As of Tuesday New York State has over 202,000 cases of the novel coronavirus, according to the state department of health. There are 9 confirmed cases of the virus in Schuyler County, and eight of those cases have recovered according to the Odessa File. In Tompkins County, the number of confirmed cases of COVID-19 is up to 116. According to the county health department, 87 of those cases have since seen resolved symptoms. In total, Tompkins County has conducted over 2500 tests for the virus.

At New York Governor Cuomo’s daily press briefing Tuesday, he spoke to some indications that measures to contain the virus are working. The number of COVID-19 patients in hospitals has dropped by one percent, the first decline since the virus first broke out. Additionally, the total amount of people who’ve tested positive for COVID-19 in the state has only increased a few percent a day in the last few days.
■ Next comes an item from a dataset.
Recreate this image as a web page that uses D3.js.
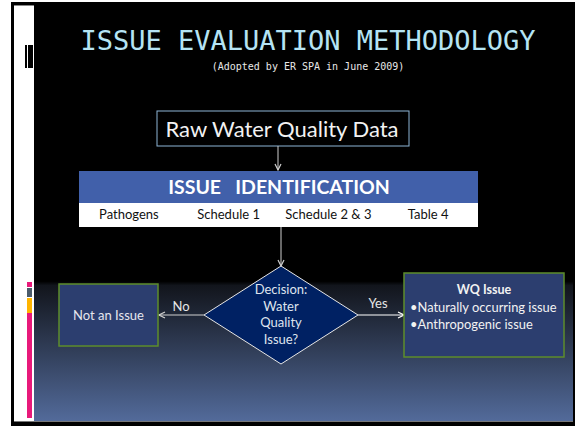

According to the New York Times, the Governor said this morning that he believes the state has reached the apex of the virus.

Congressman Tom Reed, who represents New York’s 23rd District, told the media on a call earlier Tuesday that even if the federal government decides to open activities across the U.S., states have the right to open businesses when they so choose.

Rep. Reed’s comment comes following growing tension between New York Governor Andrew Cuomo and President Trump. According to WSKG, the President has stated that the decision he makes about reopening America’s economy should overpower any state’s decision. He has backed off since then, and says he will work with Governors. During the Governor’s briefing Tuesday, Cuomo said that he won’t fight with Trump amid a pandemic.

Greenstar’s DeWitt Mall store, located at 215 Cayuga Street, is temporarily closing, according to the Ithaca Times. The popular downtown cafe and grocery co-op has been heavily impacted by a drop in sales due to social distancing efforts related to coronavirus.

Normally open every day, the location heavily relies on foot traffic, employees and customers of neighboring businesses, tourism, and sales revenue from their prepared foods section. General Manager Brandon Kane released a statement confirming that the decision is temporary. Although they do plan to reopen, the date is unknown, depending on how the pandemic  continues to unfold. 

This decision does not impact Greenstar’s other two locations on West End and in Collegetown. Greenstar is partnered with Instacart and is creating a curbside pickup service at their new location opening next month at 770 Cascadilla Street. 

Buffalo Street Books needs to raise $25,000 in order to reopen after the COVID-19 crisis ends, according to the Ithaca Voice. 

Buffalo Street Books has faced adversity in the past, but had a successful year in 2019, just prior to the pandemic. The success was attributed to an increase in sales and community involvement. State mandates to temporarily cease business operations due to COVID-19 has hurt independent book sellers. 

The independent book store has started a GoFundMe campaign to help raise the funds. The money will be used to pay for rent, payroll, bills from publishers, and outstanding loans.

Currently, Buffalo Street Books website provides e-books and audiobooks on new titles. Additionally, they hope to soon launch a new website that will enable them to sell books online. 

US Senator Kirsten Gillibrand has announced legislation aimed to provide loan relief to farmers amid the COVID-19 pandemic. The Relief for America’s Small Farmers Act would give leeway to loan borrowers from the USDA’s Farm Services Agency, and would provide up to $250,000 in relief.

Of the multi-trillion dollar CARES Act signed into law last month, 9.5 billion dollars in emergency funding for the agricultural sector was accounted for. Gillibrand says the roll-out of relief has been slow, and Senator Chuck Chuck Schumer has penned a letter to USDA Secretary urging the federal government to immediately release money to the farmers.

According to the Times-Union, 39,000 farmers across the nation would be eligible under the new law. If passed, the Relief for America’s Small Farmers Act would allow for a one-year window that farmers can apply for loan forgiveness.